The company said approximately 600,000 new subscribers were added in Uzbekistan in the reporting period. Total number of subscribers made up 5.65 million users, the company said. During the quarter mobile penetration in Uzbekistan increased from 38% to 44%.
OIBDA up 54% year-on-year to US$242.9 million in 2008. The company said OIBDA margin was 62.1%. The fourth quarter net income grew by 11.6% year-on-year to US$34.6 million and decreased by 20.5% compared to the third quarter. Net income of MTS-Uzbekistan in 2008 was US$150.3 million or up 67% year-on-year.
Operating income before depreciation and amortization (OIBDA) represents operating income before depreciation and amortization. OIBDA margin is defined as OIBDA as a percentage of net revenues.

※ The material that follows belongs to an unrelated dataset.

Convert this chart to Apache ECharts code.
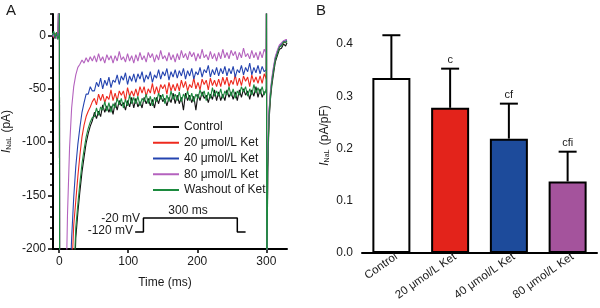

The MOU decreased sequentially in the third quarter 2008 to 497 minutes from 525 minutes in the third quarter of 2008. However, the MOU grew from 516 minutes in 2007 to 536 minutes in 2008. Average monthly minutes of usage per subscriber (MOU) is calculated by dividing the total number of minutes of usage during a given period by the average number of our subscribers during the period and dividing by the number of months in that period.
ARPU decreased from US$10 in the end of fourth quarter of 2007 to US$7.2 in the same period of 2008. ARPU fell from US$9.7 in 2007 to US$7.7 in 2008. Average monthly service revenue per subscriber (ARPU) is calculated by dividing service revenues for a given period, including interconnect and guest roaming fees, by the average number of our subscribers during that period and dividing by the number of months in that period.
SAC increased sequentially from US$4.8 in the fourth quarter of 2007 to US$8.7 in the same period of 2008. SAC also increased from 4.3 in the end of 2007 to US$7.7 in 2008. Subscriber acquisition cost (SAC) is total sales and marketing expenses and handset subsidies for a given period. Sales and marketing expenses include advertising expenses and commissions to dealers. SAC per gross additional subscriber is calculated by dividing SAC during a given period by the total number of gross subscribers added by us during the period.
MTS’ expenditure on property, plant and equipment in the fourth quarter totalled US$35 million in Uzbekistan. The company spent approximately $6 million on the purchase of intangible assets in Uzbekistan.